El monte Faro de Vimianzo es lugar de misterios y escenario de leyendas y de cuentos de lobos, pero también el más dulce del Finisterre. Durante siglos albergó decenas de alvarizas monumentales ahora olvidadas.
27 abr 2021 . Actualizado a las 19:15 h.No es un monte, es un mundo. Los caballos pastan libres y son compañeros del viento en estos parajes, en los que un día se perdió una niña y los habitantes de los alrededores se pusieron a buscarla. Se quedó dormida y despertó en el cielo, como dijo el cura en el entierro. Fue entonces, en aquella búsqueda, cuando emergieron alvarizas monumentales que los más viejos recordaban, pero que quedaron cubiertas de nuevo por el olvido y los tojos. Auténticas alhajas etnográficas esparcidas por el Faro y otros montes del entorno que vuelven a la actualidad por el esfuerzo de gentes como la muxiana Carmen Toba Trillo, que las busca con ahínco, o el carantoñés Manuel Oanes, un trotador de los bosques al que ni los tojos de dos metros ponen freno.
Hay más de dos docenas de estos colmenares de viejo en el Faro y sus alrededores, como Castrobuxán u O Foxo. Se expanden a las orillas de regueros susurradores, a veces ocultos entre las arboledas y la vegetación que creció libre de la mano del hombre durante decenios y a veces alborotados bajando acelerados entre rocas e incluso formado pequeñas cascadas. Son el Rego das Borrallas y el Rego Mourelo. Y justo donde casan ambos está la reina de todas, en una parcela del monte Aberto, con acceso más fácil desde Carantoña. Junto a un pequeño puente de piedra permanece casi inalterable una majestuosa construcción rural de 224 metros cuadrados en un entorno dominado por eucaliptos y pinos y salpicado por sauces y boj. Se respira recogimiento y primavera oculta. En el interior, una especie de construcciones de inspiración dolménica se disponen en seis filas de losas. A su abrigo, en el interior aún quedan viejos cilindros de corcho o piezas rectangulares de madera. Suman alrededor de un centenar estos habitáculos y en el interior de algunos de ellos aún permanecen abejas aventureras. A la edificación principal se le une otra anexa en la que se dejaba el caballo mientras los dueños operaban en las colmenas.
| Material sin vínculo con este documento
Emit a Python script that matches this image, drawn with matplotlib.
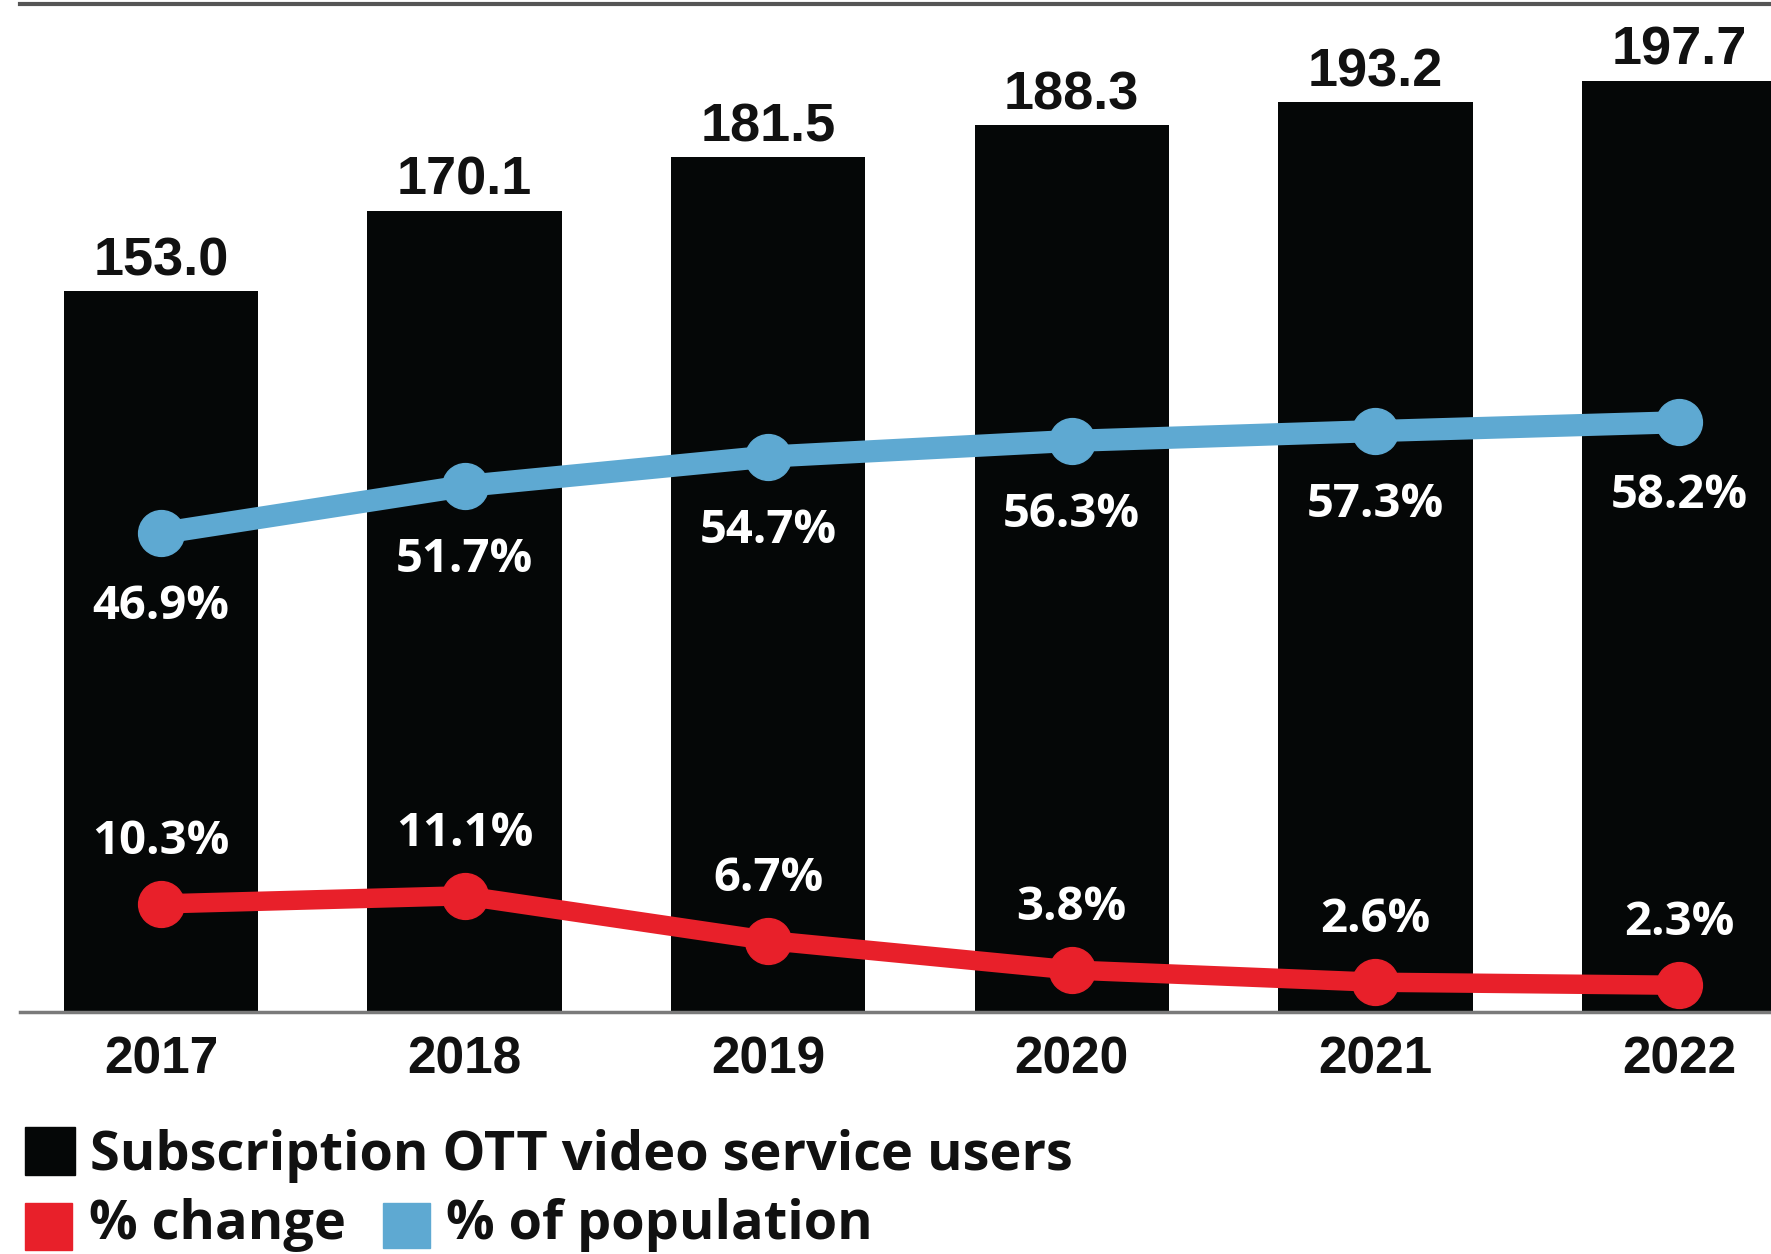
import matplotlib.pyplot as plt
from matplotlib.patches import Rectangle

# OTT subscription users (millions) and the two percentage series
years = ['2017', '2018', '2019', '2020', '2021', '2022']
users = [153.0, 170.1, 181.5, 188.3, 193.2, 197.7]
pct_change = [10.3, 11.1, 6.7, 3.8, 2.6, 2.3]
pct_population = [46.9, 51.7, 54.7, 56.3, 57.3, 58.2]

BAR_COLOR = '#050707'
RED = '#e8202a'
BLUE = '#5ea9d2'
NUM_FONT = 'Liberation Sans'
TXT_FONT = 'Open Sans'

W, H = 1771, 1254
fig = plt.figure(figsize=(W / 100, H / 100), dpi=100)


def fx(px):
    return px / W


def fy(px):
    return 1 - px / H


# main axes: bars
ax = fig.add_axes([fx(20), fy(1012), fx(1751), 1008 / H])
x = list(range(len(years)))
ax.bar(x, users, width=0.64, color=BAR_COLOR, zorder=1)
ax.set_xlim(-0.464, 5.303)
ax.set_ylim(0, 214)
for i, v in enumerate(users):
    ax.annotate(f'{v:.1f}', (i, v), xytext=(0, 11.5), textcoords='offset points',
                ha='center', va='baseline', fontsize=39, fontweight='bold',
                family=NUM_FONT, color='#111111')

ax.set_xticks(x)
ax.set_xticklabels(years, fontsize=37, fontweight='bold', family=NUM_FONT, color='#111111')
ax.tick_params(axis='x', length=0, pad=17)
ax.set_yticks([])
ax.spines['left'].set_visible(False)
ax.spines['right'].set_visible(False)
ax.spines['top'].set_color('#555555')
ax.spines['top'].set_linewidth(3)
ax.spines['bottom'].set_color('#7a7a7a')
ax.spines['bottom'].set_linewidth(2.5)

# % of population line
ax_b = ax.twinx()
ax_b.plot(x, pct_population, color=BLUE, lw=16, marker='o', ms=33,
          solid_capstyle='round')
ax_b.set_ylim(-1.87, 100.8)
for i, v in enumerate(pct_population):
    ax_b.annotate(f'{v}%', (i, v), xytext=(0, -53), textcoords='offset points',
                  ha='center', va='center', fontsize=34, fontweight='bold',
                  family=TXT_FONT, color='white')

# % change line
ax_r = ax.twinx()
ax_r.plot(x, pct_change, color=RED, lw=14, marker='o', ms=33,
          solid_capstyle='round')
ax_r.set_ylim(-0.33, 98.8)
for i, v in enumerate(pct_change):
    ax_r.annotate(f'{v}%', (i, v), xytext=(0, 45), textcoords='offset points',
                  ha='center', va='center', fontsize=34, fontweight='bold',
                  family=TXT_FONT, color='white')

for a in (ax_b, ax_r):
    a.set_xlim(ax.get_xlim())
    a.axis('off')

# legend drawn in figure pixels
legend_rows = [
    (25, 1127, 50, 48, BAR_COLOR, 90, 1170, 'Subscription OTT video service users'),
    (25, 1203, 47, 47, RED, 89, 1239, '% change'),
    (383, 1203, 47, 45, BLUE, 446, 1239, '% of population'),
]
for sx, sy, sw, sh, c, tx, ty, label in legend_rows:
    fig.add_artist(Rectangle((fx(sx), fy(sy + sh)), fx(sw), sh / H,
                             transform=fig.transFigure, color=c))
    fig.text(fx(tx), fy(ty), label, fontsize=39, fontweight='bold',
             family=TXT_FONT, color='#111111', va='baseline', ha='left')

fig.savefig('out.png', dpi=100)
Siguiendo Rego Borrallas arriba, y navegando entre un mar de maleza, hay otras siete más. Ya a pocos metros hay otro ejemplar, arquitectónicamente menos sofisticado. En este caso la estructura es lineal. La tercera vuelve a ser grandiosa y está adornada por un peral silvestre en flor. Es otro cercado bien forjado de cantería y portal de acceso, justo donde el Borrallas se hace más cantarín y en los días de lluvia del invierno forma pequeñas cascadas. En el interior, muchas de las campas o filas de losas desaparecieron ya o están ocultas debajo de la maleza. Hay cinco más aguas arriba, de distinto porte e importancia, algunas explotadas hasta tiempo reciente. Siguiendo el otro riachuelo, la pequeña cuenca del Mourelo está sembrada de viejos colmenares. En el monte Mourelo hay una auténtica factoría de la miel, con alvarizas antiguas y modernas (430 07' 22'' N 090 04' 25'' W). Luego está la de Bartolo, un gran cercado (430 07' 13'' N 090 05' 05'' W). Y en Cova Ladróns hay cuatro. Allí está la más larga, junto al Rego do Monso, de 51 metros (430 06' 35'' N 090 04' 04'' W). La vieja arquitectura rural en todo su esplendor.